В конце концов ее удалось уговорить, и она вышла из машины. В магазине их ждала симпатичная девушка, готовая предложить несколько платьев на выбор. Одно из них было темно-коричневого цвета, медсестра и миссис Ривз нашли его довольно симпатичным, но мама решительно отвергла его.
– Ну уж нет! Это же цвет дерьма! Покажите что-нибудь повеселей! – сказала она с чисто английской изысканностью.
Потрясенная девушка, не веря своим ушам, бросилась выполнять поручение.
А еще миссис Ривз вспомнила, как они с мамой ездили на страусиную ферму. Владелец фермы был дружелюбным и гостеприимным, он провел их по всем закоулкам фермы и показал инкубатор.
– А вот из этого яйца, – сказал он, взяв яйцо в руки, – скоро вылупится страусенок, примерно через неделю.
В этот момент его попросили подойти к телефону, и он, передав яйцо медсестре, вернулся в офис.
Как только он ушел, мама выхватила яйцо из рук медсестры и с криком: «Отдайте его назад этому бедному чертовому страусу!» – швырнула в загон, где яйцо лопнуло с громким треском. Женщины быстро подхватили маму под руки и скрылись с места преступления еще до появления хозяина фермы.
– В один очень жаркий день, – миссис Ривз продолжила свой рассказ, – ваша мама решила угостить шофера и нас всех мороженым.
Машина медленно ехала мимо люка в дорожном покрытии, когда из него показался рабочий. Мама высунулась из окна автомобиля, намереваясь поделиться с ним мороженым, и в результате ткнула рожком прямо ему в лицо.
– Вот сынок, почувствуй прохладу, – и помахала ему рукой из машины.
Я старался избавить маму от излишних подробностей моей личной жизни, но, как оказалось, она знала обо всем в деталях. Во время домашних разборок с моей второй женой она внезапно сказала мне во время игры в шашки (не знаю, как, но она всегда выигрывала):
– Зачем ты лезешь во все эти дела? Поезжай на Восток, развлекись и забудь обо всем.
Я был чрезвычайно удивлен и спросил, что она имела в виду.
– Я говорю о всей этой суматохе в прессе по поводу твоих личных дел, – ответила мама.
– А что ты знаешь о моей личной жизни? – улыбнувшись, поинтересовался я.
– Если бы ты не был таким скрытным, я могла бы дать тебе полезный совет, – пожала плечами мама.
Она часто роняла такие замечания и, как правило, больше к затронутой теме не возвращалась.
Мама часто приезжала ко мне на Беверли-Хиллз, чтобы увидеться с моими детьми – Чарли и Сидни. Я помню ее первое появление в моем доме – я тогда только-только построил его, расставил мебель и нанял прислугу. Мама осмотрела комнаты, а потом посмотрела в окно – на Тихий океан в четырех милях от дома. Мы все ждали ее реакции на увиденное.

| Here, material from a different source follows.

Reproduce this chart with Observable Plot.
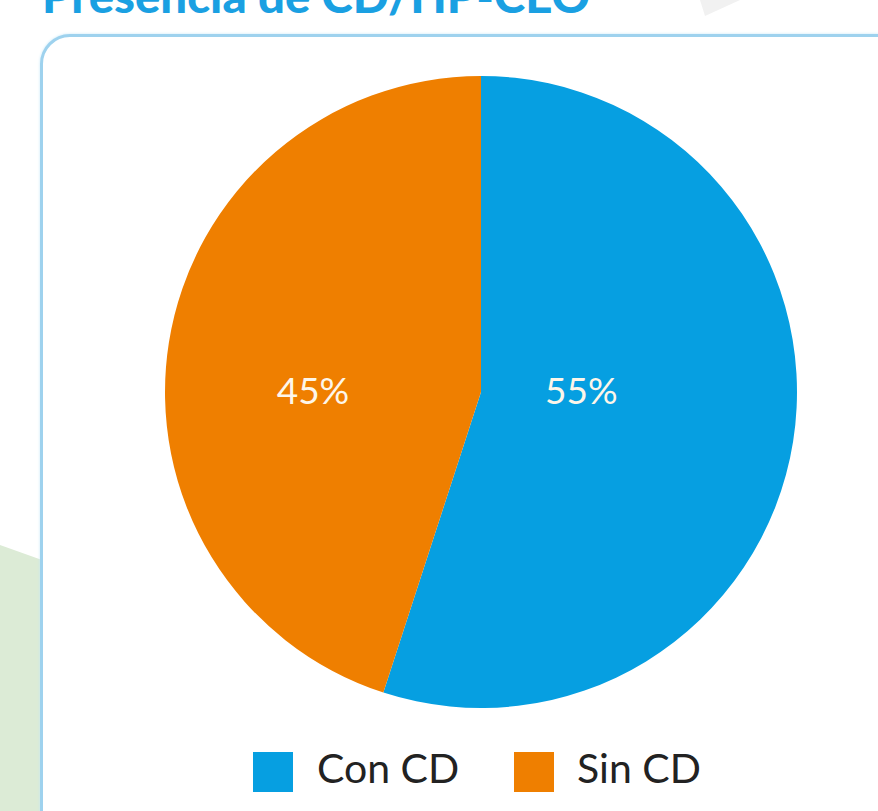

– Жаль, что мы нарушаем такую тишину, – сказала она.
Мне кажется, что мама воспринимала мой успех и богатство как нечто само собой разумеющееся, она никогда и ничего об этом не говорила, и только однажды, когда мы сидели вдвоем на лужайке, сказала, что ей очень нравится и лужайка, и то, как хорошо ухожен сад.
– У нас целых два сада, – ответил я ей.
Она сделала паузу и внимательно посмотрела на меня:
– Ты, должно быть, очень богат.
– Мама, на сегодняшний день я стою пять миллионов долларов.
Она глубокомысленно кивнула:
– Пока ты здоров, ты можешь наслаждаться этим.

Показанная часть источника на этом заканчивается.